For files with a magic number at the beginning, that could work, as the buffer size is 4K (unless the OS supports the st_blksize member of the stat structure, and, for a given file/file system, the returned "recommended" block size isn't 4K, e.g. 8K on an 8K/1K BSD FFS file system), and for most (if not all) files with magic numbers, the magic number is within the first 4K bytes of the file, so the test just keep reading out of the buffer.

That would require, however, either that:

	1) if the wiretap/file_wrappers.c code reads into the buffer, and doesn't get a full 4K, subsequent reads append to the buffer until it fills, rather than having the code process what's in the buffer and then do the next read starting at the beginning of the buffer

or

	2) anything writing to a pipe is guaranteed to, in the first write, write enough data for all magic numbers, and all OSes buffer that full amount, so that the first read gets enough data for all magic numbers.

For file formats unfortunate enough not to have a magic number, the open routine has to be able to say "this is my file" or "this is not my file" given only the first 4K bytes of data - or we need to increase the "guaranteed minimum unless the file itself is smaller" value to something big enough for all file types.

> If necessary wtap could be extended to have wtap filetypes return a 'need more data' rather than WTAP_ERR_SHORT_READ or blocking if they don't have the rest of the packet but have not reached EOF.

If there's currently any place in libwiretap where we return WTAP_ERR_SHORT_READ if we haven't finished reading a record but we haven't reached EOF, rather than just reading until we *do* finish reading the record, that's a colossal bug and needs to be fixed immediately.

We *could*, I guess, provide a "non-blocking" mode, wherein if an attempt to read from a file returns EAGAIN before we're finished reading a record, we return an equivalent "trying to read more stuff would block" error, but:

	1) that change would go all the way down into the middle of wiretap/file_wrappers.c, and would probably complicate that code path significantly;

	2) once that's done, other code paths also get more complicated (look at the stuff that reads from files vs. the stuff that captures from pipes!);

so it may be that if we want to be able to capture from a pipe, and not block the UI when waiting for input from the pipe, a simpler solution might be to stuff the "capture from a pipe" stuff into a separate thread that just does ordinary blocking reads from the pipe.  (Back when Wireshark^WEthereal was originally written, threading wasn't supported by many of the platforms on which it ran.  Now, we use threading in dumpcap and the GTK+ UI, with the GLib g_thread_ routines.)

> There is also nothing stopping having an interface for extcap that requires dumping to an intermediate file for files that require seeking.

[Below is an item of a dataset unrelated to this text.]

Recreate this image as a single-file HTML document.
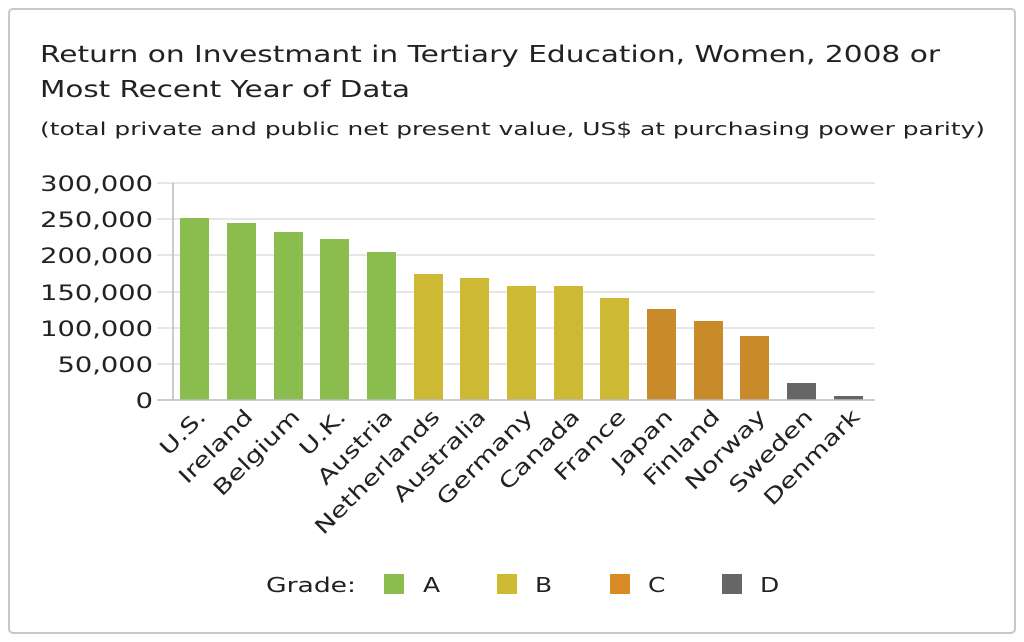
<!DOCTYPE html>
<html><head><style>
html,body{margin:0;padding:0;background:#fff;}
svg{display:block;font-family:"DejaVu Sans","Liberation Sans",sans-serif;}
</style></head><body>
<svg width="1024" height="642" viewBox="0 0 1024 642">
<rect x="9" y="9" width="1006" height="624" rx="4" fill="#fff" stroke="#c8c8c8" stroke-width="2"/>
<text x="40" y="62" font-size="23" fill="#222" textLength="900" lengthAdjust="spacingAndGlyphs">Return on Investmant in Tertiary Education, Women, 2008 or</text>
<text x="40" y="97" font-size="23" fill="#222" textLength="370" lengthAdjust="spacingAndGlyphs">Most Recent Year of Data</text>
<text x="40" y="135" font-size="17.5" fill="#222" textLength="945" lengthAdjust="spacingAndGlyphs">(total private and public net present value, US$ at purchasing power parity)</text>
<g stroke="#dedede" stroke-width="1.5">
<line x1="157" x2="875" y1="183" y2="183"/><line x1="157" x2="875" y1="219" y2="219"/>
<line x1="157" x2="875" y1="255" y2="255"/><line x1="157" x2="875" y1="292" y2="292"/>
<line x1="157" x2="875" y1="328" y2="328"/><line x1="157" x2="875" y1="364" y2="364"/>
</g>
<g font-size="21" fill="#222" text-anchor="end">
<text transform="translate(153,191) scale(1.3,1)">300,000</text>
<text transform="translate(153,227) scale(1.3,1)">250,000</text>
<text transform="translate(153,263) scale(1.3,1)">200,000</text>
<text transform="translate(153,300) scale(1.3,1)">150,000</text>
<text transform="translate(153,336) scale(1.3,1)">100,000</text>
<text transform="translate(153,372) scale(1.3,1)">50,000</text>
<text transform="translate(153,408) scale(1.3,1)">0</text>
</g>
<g>
<rect x="180" y="218" width="29" height="182" fill="#8bbd4e"/>
<rect x="227" y="223" width="29" height="177" fill="#8bbd4e"/>
<rect x="274" y="232" width="29" height="168" fill="#8bbd4e"/>
<rect x="320" y="239" width="29" height="161" fill="#8bbd4e"/>
<rect x="367" y="252" width="29" height="148" fill="#8bbd4e"/>
<rect x="414" y="274" width="29" height="126" fill="#cdb934"/>
<rect x="460" y="278" width="29" height="122" fill="#cdb934"/>
<rect x="507" y="286" width="29" height="114" fill="#cdb934"/>
<rect x="554" y="286" width="29" height="114" fill="#cdb934"/>
<rect x="600" y="298" width="29" height="102" fill="#cdb934"/>
<rect x="647" y="309" width="29" height="91" fill="#c98b2a"/>
<rect x="694" y="321" width="29" height="79" fill="#c98b2a"/>
<rect x="740" y="336" width="29" height="64" fill="#c98b2a"/>
<rect x="787" y="383" width="29" height="17" fill="#666"/>
<rect x="834" y="396" width="29" height="4" fill="#666"/>
</g>
<line x1="157" x2="875" y1="400" y2="400" stroke="#bbb" stroke-width="1.5"/>
<line x1="173" x2="173" y1="183" y2="400" stroke="#bbb" stroke-width="1.5"/>
<g font-size="21" fill="#222" text-anchor="end">
<text transform="translate(207,418) rotate(-45) scale(1.3,1)">U.S.</text>
<text transform="translate(254,418) rotate(-45) scale(1.3,1)">Ireland</text>
<text transform="translate(301,418) rotate(-45) scale(1.3,1)">Belgium</text>
<text transform="translate(347,418) rotate(-45) scale(1.3,1)">U.K.</text>
<text transform="translate(394,418) rotate(-45) scale(1.3,1)">Austria</text>
<text transform="translate(441,418) rotate(-45) scale(1.3,1)">Netherlands</text>
<text transform="translate(487,418) rotate(-45) scale(1.3,1)">Australia</text>
<text transform="translate(534,418) rotate(-45) scale(1.3,1)">Germany</text>
<text transform="translate(581,418) rotate(-45) scale(1.3,1)">Canada</text>
<text transform="translate(627,418) rotate(-45) scale(1.3,1)">France</text>
<text transform="translate(674,418) rotate(-45) scale(1.3,1)">Japan</text>
<text transform="translate(721,418) rotate(-45) scale(1.3,1)">Finland</text>
<text transform="translate(767,418) rotate(-45) scale(1.3,1)">Norway</text>
<text transform="translate(814,418) rotate(-45) scale(1.3,1)">Sweden</text>
<text transform="translate(861,418) rotate(-45) scale(1.3,1)">Denmark</text>
</g>
<g font-size="20" fill="#222">
<text transform="translate(266,592) scale(1.33,1)">Grade:</text>
<rect x="384" y="574" width="20" height="20" fill="#8bbd4e"/><text transform="translate(423,592) scale(1.25,1)">A</text>
<rect x="497" y="574" width="20" height="20" fill="#cdb934"/><text transform="translate(535,592) scale(1.25,1)">B</text>
<rect x="610" y="574" width="20" height="20" fill="#d88a24"/><text transform="translate(648,592) scale(1.25,1)">C</text>
<rect x="722" y="574" width="20" height="20" fill="#666"/><text transform="translate(760,592) scale(1.25,1)">D</text>
</g>
</svg>
</body></html>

At least one file type that requires seeking is NetMon files, and you can't read them until you've written the entire file, so you just couldn't use it for extcap.  But I'm not sure there's any good reason to do so.

Another is the NetXRay/Windows Sniffer format, where the file's contents are probably an in-memory ring buffer dumped to the file, so you start reading in the middle of the file and, when you hit the end of the file, you wrap around.  But I'm not sure there's a good reason to use that format, either.

There are cases where we seek forward, but we can implement that, on a sequential stream, by just reading data and throwing it away, using file_read() with a null pointer to the buffer into which to read data.